* [REQUIRED TASK]:
Transcribe the lines below verbatim, skipping the images.

* [STORED DATA]:
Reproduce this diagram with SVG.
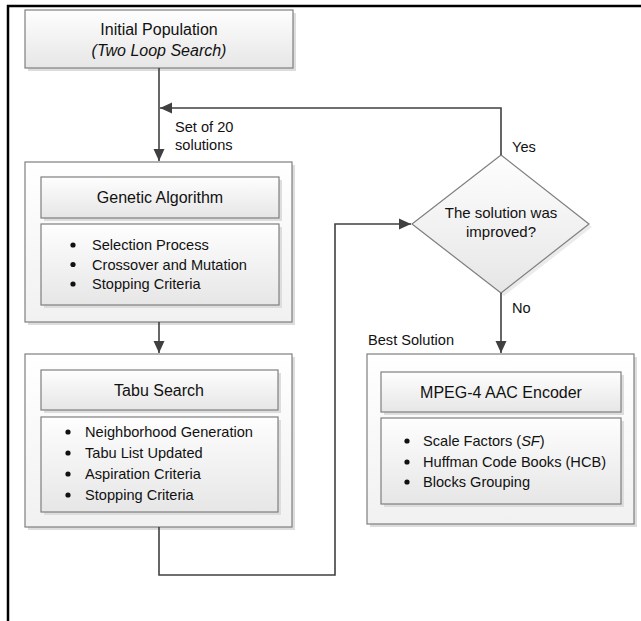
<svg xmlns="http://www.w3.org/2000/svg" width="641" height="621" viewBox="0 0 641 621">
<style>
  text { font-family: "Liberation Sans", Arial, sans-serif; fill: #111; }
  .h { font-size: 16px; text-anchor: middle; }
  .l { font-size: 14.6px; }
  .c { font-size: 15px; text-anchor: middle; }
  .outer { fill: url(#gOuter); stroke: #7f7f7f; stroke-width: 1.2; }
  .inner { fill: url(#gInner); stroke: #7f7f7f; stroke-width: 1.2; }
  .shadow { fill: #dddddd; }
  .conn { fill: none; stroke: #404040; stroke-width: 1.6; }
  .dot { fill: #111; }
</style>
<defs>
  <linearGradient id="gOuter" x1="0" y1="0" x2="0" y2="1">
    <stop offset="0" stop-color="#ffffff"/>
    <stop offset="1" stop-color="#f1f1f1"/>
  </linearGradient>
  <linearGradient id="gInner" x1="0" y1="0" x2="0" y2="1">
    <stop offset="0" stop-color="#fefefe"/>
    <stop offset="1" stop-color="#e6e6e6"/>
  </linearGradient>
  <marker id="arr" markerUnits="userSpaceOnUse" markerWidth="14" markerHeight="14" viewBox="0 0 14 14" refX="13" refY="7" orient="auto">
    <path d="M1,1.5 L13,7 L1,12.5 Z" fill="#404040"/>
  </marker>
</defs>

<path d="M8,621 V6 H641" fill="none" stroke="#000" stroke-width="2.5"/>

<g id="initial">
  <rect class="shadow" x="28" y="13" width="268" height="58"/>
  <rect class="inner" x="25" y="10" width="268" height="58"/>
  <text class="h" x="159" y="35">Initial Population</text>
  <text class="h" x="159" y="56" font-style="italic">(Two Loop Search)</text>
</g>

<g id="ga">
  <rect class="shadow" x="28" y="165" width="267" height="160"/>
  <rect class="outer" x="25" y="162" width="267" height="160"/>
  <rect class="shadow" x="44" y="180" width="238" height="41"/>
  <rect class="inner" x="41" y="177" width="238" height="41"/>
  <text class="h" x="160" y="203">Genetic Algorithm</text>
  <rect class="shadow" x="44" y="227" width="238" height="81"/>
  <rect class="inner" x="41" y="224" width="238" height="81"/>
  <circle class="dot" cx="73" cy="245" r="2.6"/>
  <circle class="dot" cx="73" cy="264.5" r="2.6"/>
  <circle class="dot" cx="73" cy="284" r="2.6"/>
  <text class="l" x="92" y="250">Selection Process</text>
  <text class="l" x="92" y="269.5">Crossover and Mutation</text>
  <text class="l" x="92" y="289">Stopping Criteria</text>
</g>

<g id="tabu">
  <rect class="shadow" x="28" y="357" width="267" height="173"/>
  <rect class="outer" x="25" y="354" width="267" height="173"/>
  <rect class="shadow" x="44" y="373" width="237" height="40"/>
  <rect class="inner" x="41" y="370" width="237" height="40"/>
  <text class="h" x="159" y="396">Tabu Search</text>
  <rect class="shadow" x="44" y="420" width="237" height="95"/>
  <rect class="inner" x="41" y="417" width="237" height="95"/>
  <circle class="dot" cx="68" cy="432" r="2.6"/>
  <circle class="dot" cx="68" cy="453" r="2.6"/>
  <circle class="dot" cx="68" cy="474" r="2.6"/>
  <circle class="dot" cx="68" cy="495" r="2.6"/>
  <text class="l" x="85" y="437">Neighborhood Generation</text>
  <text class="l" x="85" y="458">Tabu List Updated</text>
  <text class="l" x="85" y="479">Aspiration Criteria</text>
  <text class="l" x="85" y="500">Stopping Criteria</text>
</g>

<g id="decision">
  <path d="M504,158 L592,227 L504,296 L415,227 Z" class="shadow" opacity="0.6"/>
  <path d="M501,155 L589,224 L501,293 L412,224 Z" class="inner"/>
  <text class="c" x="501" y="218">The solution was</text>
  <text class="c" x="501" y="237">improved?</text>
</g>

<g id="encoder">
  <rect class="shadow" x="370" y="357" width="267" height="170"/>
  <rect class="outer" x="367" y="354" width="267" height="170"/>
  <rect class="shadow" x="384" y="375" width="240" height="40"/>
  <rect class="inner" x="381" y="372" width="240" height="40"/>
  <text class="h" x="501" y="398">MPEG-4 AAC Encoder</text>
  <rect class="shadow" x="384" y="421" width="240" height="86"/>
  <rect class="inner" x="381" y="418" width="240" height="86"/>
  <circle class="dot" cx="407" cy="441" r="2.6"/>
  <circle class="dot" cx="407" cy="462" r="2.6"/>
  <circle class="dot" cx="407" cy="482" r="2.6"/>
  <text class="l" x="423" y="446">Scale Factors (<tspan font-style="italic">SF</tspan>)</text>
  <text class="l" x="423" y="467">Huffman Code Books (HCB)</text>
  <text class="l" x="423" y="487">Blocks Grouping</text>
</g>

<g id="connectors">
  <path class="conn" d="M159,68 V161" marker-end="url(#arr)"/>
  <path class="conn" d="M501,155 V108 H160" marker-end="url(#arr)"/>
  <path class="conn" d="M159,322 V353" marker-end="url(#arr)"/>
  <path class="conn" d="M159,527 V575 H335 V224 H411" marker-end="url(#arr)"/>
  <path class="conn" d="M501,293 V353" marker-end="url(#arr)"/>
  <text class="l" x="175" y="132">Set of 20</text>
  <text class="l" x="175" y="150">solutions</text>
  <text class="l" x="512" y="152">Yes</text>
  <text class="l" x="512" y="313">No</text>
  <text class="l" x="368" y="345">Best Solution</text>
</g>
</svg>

* [RESULT OF THIS TASK]:
Reproduce this diagram with SVG.
<svg xmlns="http://www.w3.org/2000/svg" width="641" height="621" viewBox="0 0 641 621">
<style>
  text { font-family: "Liberation Sans", Arial, sans-serif; fill: #111; }
  .h { font-size: 16px; text-anchor: middle; }
  .l { font-size: 14.6px; }
  .c { font-size: 15px; text-anchor: middle; }
  .outer { fill: url(#gOuter); stroke: #7f7f7f; stroke-width: 1.2; }
  .inner { fill: url(#gInner); stroke: #7f7f7f; stroke-width: 1.2; }
  .shadow { fill: #dddddd; }
  .conn { fill: none; stroke: #404040; stroke-width: 1.6; }
  .dot { fill: #111; }
</style>
<defs>
  <linearGradient id="gOuter" x1="0" y1="0" x2="0" y2="1">
    <stop offset="0" stop-color="#ffffff"/>
    <stop offset="1" stop-color="#f1f1f1"/>
  </linearGradient>
  <linearGradient id="gInner" x1="0" y1="0" x2="0" y2="1">
    <stop offset="0" stop-color="#fefefe"/>
    <stop offset="1" stop-color="#e6e6e6"/>
  </linearGradient>
  <marker id="arr" markerUnits="userSpaceOnUse" markerWidth="14" markerHeight="14" viewBox="0 0 14 14" refX="13" refY="7" orient="auto">
    <path d="M1,1.5 L13,7 L1,12.5 Z" fill="#404040"/>
  </marker>
</defs>

<path d="M8,621 V6 H641" fill="none" stroke="#000" stroke-width="2.5"/>

<g id="initial">
  <rect class="shadow" x="28" y="13" width="268" height="58"/>
  <rect class="inner" x="25" y="10" width="268" height="58"/>
  <text class="h" x="159" y="35">Initial Population</text>
  <text class="h" x="159" y="56" font-style="italic">(Two Loop Search)</text>
</g>

<g id="ga">
  <rect class="shadow" x="28" y="165" width="267" height="160"/>
  <rect class="outer" x="25" y="162" width="267" height="160"/>
  <rect class="shadow" x="44" y="180" width="238" height="41"/>
  <rect class="inner" x="41" y="177" width="238" height="41"/>
  <text class="h" x="160" y="203">Genetic Algorithm</text>
  <rect class="shadow" x="44" y="227" width="238" height="81"/>
  <rect class="inner" x="41" y="224" width="238" height="81"/>
  <circle class="dot" cx="73" cy="245" r="2.6"/>
  <circle class="dot" cx="73" cy="264.5" r="2.6"/>
  <circle class="dot" cx="73" cy="284" r="2.6"/>
  <text class="l" x="92" y="250">Selection Process</text>
  <text class="l" x="92" y="269.5">Crossover and Mutation</text>
  <text class="l" x="92" y="289">Stopping Criteria</text>
</g>

<g id="tabu">
  <rect class="shadow" x="28" y="357" width="267" height="173"/>
  <rect class="outer" x="25" y="354" width="267" height="173"/>
  <rect class="shadow" x="44" y="373" width="237" height="40"/>
  <rect class="inner" x="41" y="370" width="237" height="40"/>
  <text class="h" x="159" y="396">Tabu Search</text>
  <rect class="shadow" x="44" y="420" width="237" height="95"/>
  <rect class="inner" x="41" y="417" width="237" height="95"/>
  <circle class="dot" cx="68" cy="432" r="2.6"/>
  <circle class="dot" cx="68" cy="453" r="2.6"/>
  <circle class="dot" cx="68" cy="474" r="2.6"/>
  <circle class="dot" cx="68" cy="495" r="2.6"/>
  <text class="l" x="85" y="437">Neighborhood Generation</text>
  <text class="l" x="85" y="458">Tabu List Updated</text>
  <text class="l" x="85" y="479">Aspiration Criteria</text>
  <text class="l" x="85" y="500">Stopping Criteria</text>
</g>

<g id="decision">
  <path d="M504,158 L592,227 L504,296 L415,227 Z" class="shadow" opacity="0.6"/>
  <path d="M501,155 L589,224 L501,293 L412,224 Z" class="inner"/>
  <text class="c" x="501" y="218">The solution was</text>
  <text class="c" x="501" y="237">improved?</text>
</g>

<g id="encoder">
  <rect class="shadow" x="370" y="357" width="267" height="170"/>
  <rect class="outer" x="367" y="354" width="267" height="170"/>
  <rect class="shadow" x="384" y="375" width="240" height="40"/>
  <rect class="inner" x="381" y="372" width="240" height="40"/>
  <text class="h" x="501" y="398">MPEG-4 AAC Encoder</text>
  <rect class="shadow" x="384" y="421" width="240" height="86"/>
  <rect class="inner" x="381" y="418" width="240" height="86"/>
  <circle class="dot" cx="407" cy="441" r="2.6"/>
  <circle class="dot" cx="407" cy="462" r="2.6"/>
  <circle class="dot" cx="407" cy="482" r="2.6"/>
  <text class="l" x="423" y="446">Scale Factors (<tspan font-style="italic">SF</tspan>)</text>
  <text class="l" x="423" y="467">Huffman Code Books (HCB)</text>
  <text class="l" x="423" y="487">Blocks Grouping</text>
</g>

<g id="connectors">
  <path class="conn" d="M159,68 V161" marker-end="url(#arr)"/>
  <path class="conn" d="M501,155 V108 H160" marker-end="url(#arr)"/>
  <path class="conn" d="M159,322 V353" marker-end="url(#arr)"/>
  <path class="conn" d="M159,527 V575 H335 V224 H411" marker-end="url(#arr)"/>
  <path class="conn" d="M501,293 V353" marker-end="url(#arr)"/>
  <text class="l" x="175" y="132">Set of 20</text>
  <text class="l" x="175" y="150">solutions</text>
  <text class="l" x="512" y="152">Yes</text>
  <text class="l" x="512" y="313">No</text>
  <text class="l" x="368" y="345">Best Solution</text>
</g>
</svg>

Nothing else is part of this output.